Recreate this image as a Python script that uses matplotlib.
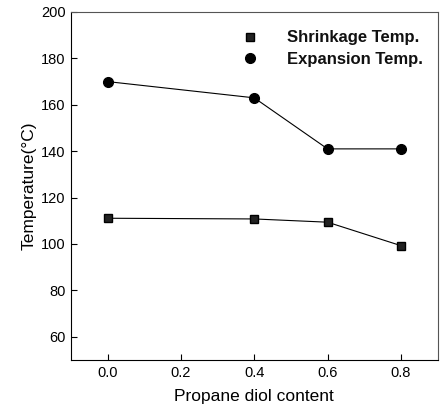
import matplotlib
matplotlib.use("Agg")
import matplotlib.pyplot as plt

plt.rcParams['font.family'] = ['Liberation Sans', 'DejaVu Sans']

content = [0.0, 0.4, 0.6, 0.8]
shrinkage_temp = [111.1, 110.8, 109.4, 99.3]
expansion_temp = [170.0, 163.0, 141.0, 141.0]
x_ticks = [0.0, 0.2, 0.4, 0.6, 0.8]
y_ticks = [60, 80, 100, 120, 140, 160, 180, 200]

fig = plt.figure(figsize=(4.40, 4.09), dpi=100)
ax = fig.add_axes([71/440, 1 - 360/409, (437.5 - 71)/440, (360 - 12)/409])

ax.plot(content, shrinkage_temp, color='black', lw=0.8, marker='s', ms=6.0,
        markerfacecolor='#222222', markeredgecolor='black', label='Shrinkage Temp.')
ax.plot(content, expansion_temp, color='black', lw=0.8, marker='o', ms=7.0,
        markerfacecolor='black', markeredgecolor='black', label='Expansion Temp.')

ax.set_xlim(-0.1, 0.9)
ax.set_ylim(50, 200)
ax.set_xticks(x_ticks)
ax.set_xticklabels([f"{v:.1f}" for v in x_ticks])
ax.set_yticks(y_ticks)
ax.tick_params(direction='in', length=4, width=0.8, labelsize=10.5, pad=4)

for s in ax.spines.values():
    s.set_linewidth(0.8)
ax.spines['top'].set_color('#555555')
ax.spines['right'].set_color('#555555')

ax.set_xlabel('Propane diol content', fontsize=12.5, labelpad=7)
ax.set_ylabel('Temperature(\u00b0C)', fontsize=12.5, labelpad=3)

leg = ax.legend(loc='upper right', bbox_to_anchor=(1.0, 0.99), frameon=False,
                handlelength=1.2, handletextpad=1.6, labelspacing=0.38,
                prop={'weight': 'bold', 'size': 12}, numpoints=1)
for t in leg.get_texts():
    t.set_color('#111111')
for h in leg.legend_handles:
    h.set_linestyle('none')

fig.savefig('out.png', dpi=100)
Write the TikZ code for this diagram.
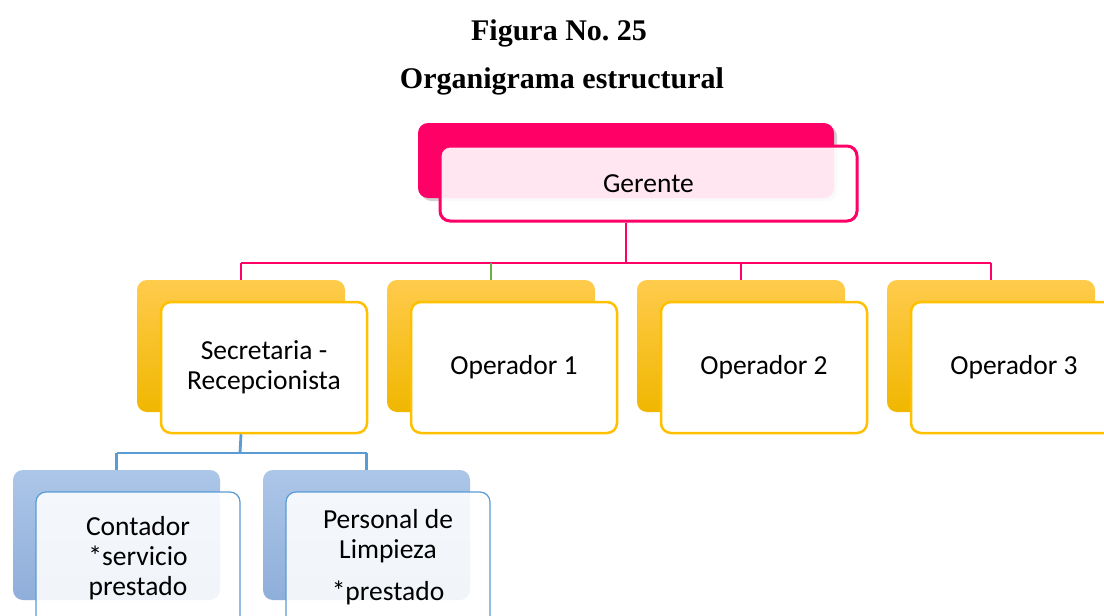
\documentclass[tikz,border=0pt]{standalone}
\usepackage{fontspec}
\setmainfont{Carlito}
\newfontfamily\titlefont{Liberation Serif}
\usetikzlibrary{shadows}
\frenchspacing
\definecolor{gpink}{HTML}{FF0066}
\definecolor{gyelT}{HTML}{FFCB4C}
\definecolor{gyelB}{HTML}{F0B700}
\definecolor{gyel}{HTML}{FFC000}
\definecolor{gbluT}{HTML}{ACC6E8}
\definecolor{gbluB}{HTML}{8FAEDA}
\definecolor{gblu}{HTML}{5B9BD5}
\definecolor{ggreen}{HTML}{70AD47}
\tikzset{
  box/.style={rectangle, rounded corners=10pt, inner sep=0pt, align=center,
    font=\fontsize{27.5}{30}\selectfont},
  pinkback/.style={box, fill=gpink, minimum width=416pt, minimum height=75pt,
    drop shadow={opacity=0.35, shadow xshift=3pt, shadow yshift=-3pt}},
  pinkfront/.style={box, draw=gpink, line width=3pt, fill=white, fill opacity=0.9,
    text opacity=1, minimum width=417pt, minimum height=75pt},
  yelback/.style={box, top color=gyelT, bottom color=gyelB, minimum width=208pt, minimum height=132pt},
  yelfront/.style={box, draw=gyel, line width=2.5pt, fill=white, minimum width=206pt, minimum height=131pt},
  bluback/.style={box, top color=gbluT, bottom color=gbluB, minimum width=207pt, minimum height=130pt},
  blufront/.style={box, draw=gblu, line width=1.2pt, fill=white, fill opacity=0.88, text opacity=1,
    minimum width=204pt, minimum height=140pt},
  boxtext/.style={font=\fontsize{27.5}{30}\selectfont, align=center, anchor=base, inner sep=0pt},
  pinkline/.style={draw=gpink, line width=2pt},
  greenline/.style={draw=ggreen, line width=2pt},
  blueline/.style={draw=gblu, line width=2.8pt},
  titletext/.style={font=\titlefont\bfseries\fontsize{30}{34}\selectfont, anchor=base, inner sep=0pt}
}
\begin{document}
\begin{tikzpicture}[x=1pt,y=-1pt]
\useasboundingbox (0,0) rectangle (1104,616);
\clip (0,0) rectangle (1104,616);
\fill[white] (0,0) rectangle (1104,616);

% titles
\node[titletext] (t1) at (559,40) {Figura No. 25};
\node[titletext] (t2) at (562,88) {Organigrama estructural};

% coordinates of buses
\coordinate (bus) at (626,263);
\coordinate (bbus) at (240,453);

% Gerente
\node[pinkback] (gb) at (626,160.5) {};
\node[pinkfront] (gf) at (648.5,183.5) {Gerente};

% second level
\node[yelback] (sb) at (241,346) {};
\node[yelfront] (sf) at (264,367.5) {Secretaria -\\Recepcionista};
\node[yelback] (o1b) at (491,346) {};
\node[yelfront] (o1f) at (514,367.5) {Operador 1};
\node[yelback] (o2b) at (741,346) {};
\node[yelfront] (o2f) at (764,367.5) {Operador 2};
\node[yelback] (o3b) at (991,346) {};
\node[yelfront] (o3f) at (1014,367.5) {Operador 3};

% third level
\node[bluback] (cb) at (116.5,535) {};
\node[blufront] (cf) at (138,562) {};
\node[boxtext] (ct) at (138,595) {Contador\\*servicio\\prestado};
\node[bluback] (pb) at (366.5,535) {};
\node[blufront] (pf) at (388,562) {};
\node[boxtext] (pt1) at (388,558) {Personal de\\Limpieza};
\node[boxtext] (pt2) at (388,600) {*prestado};

% connectors
\draw[pinkline] (gb.south |- gf.south) -- (bus);
\draw[pinkline] (bus -| sb.north) -- (bus -| o3b.north);
\draw[pinkline] (bus -| sb.north) -- (sb.north);
\draw[greenline] (bus -| o1b.north) -- (o1b.north);
\draw[pinkline] (bus -| o2b.north) -- (o2b.north);
\draw[pinkline] (bus -| o3b.north) -- (o3b.north);

\draw[blueline] (sb.south |- sf.south) -- (bbus);
\draw[blueline] (bbus -| cb.north) -- (bbus -| pb.north);
\draw[blueline] (bbus -| cb.north) -- (cb.north);
\draw[blueline] (bbus -| pb.north) -- (pb.north);
\end{tikzpicture}
\end{document}
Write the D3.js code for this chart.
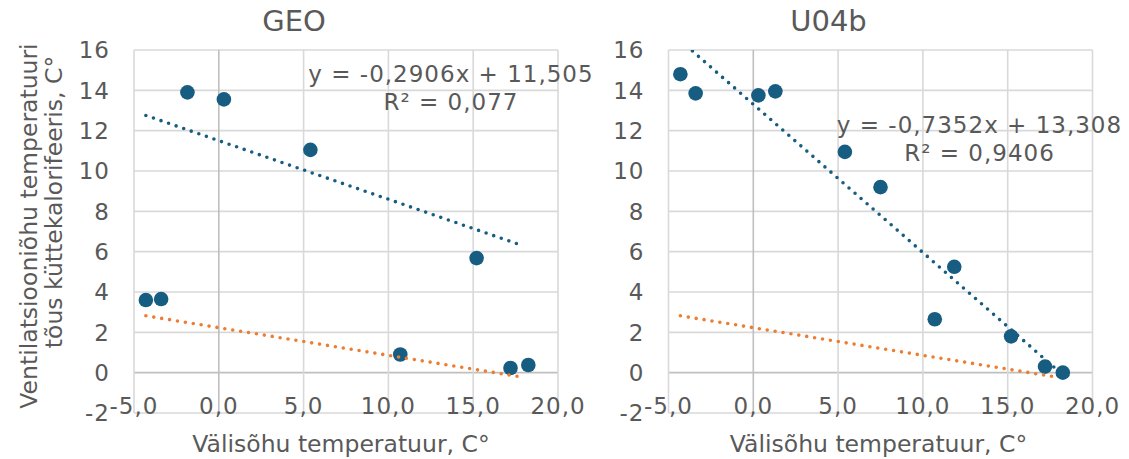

•••••

[Required task] Starting at the top of the listing above, please restate word for word each line up to and including the one that holds "ax = fig.add_axes([71/440, 1", omitting every image.

[Solved problem]
Recreate this image as a Python script that uses matplotlib.
import matplotlib
matplotlib.use("Agg")
import matplotlib.pyplot as plt

plt.rcParams['font.family'] = ['Liberation Sans', 'DejaVu Sans']

content = [0.0, 0.4, 0.6, 0.8]
shrinkage_temp = [111.1, 110.8, 109.4, 99.3]
expansion_temp = [170.0, 163.0, 141.0, 141.0]
x_ticks = [0.0, 0.2, 0.4, 0.6, 0.8]
y_ticks = [60, 80, 100, 120, 140, 160, 180, 200]

fig = plt.figure(figsize=(4.40, 4.09), dpi=100)
ax = fig.add_axes([71/440, 1 - 360/409, (437.5 - 71)/440, (360 - 12)/409])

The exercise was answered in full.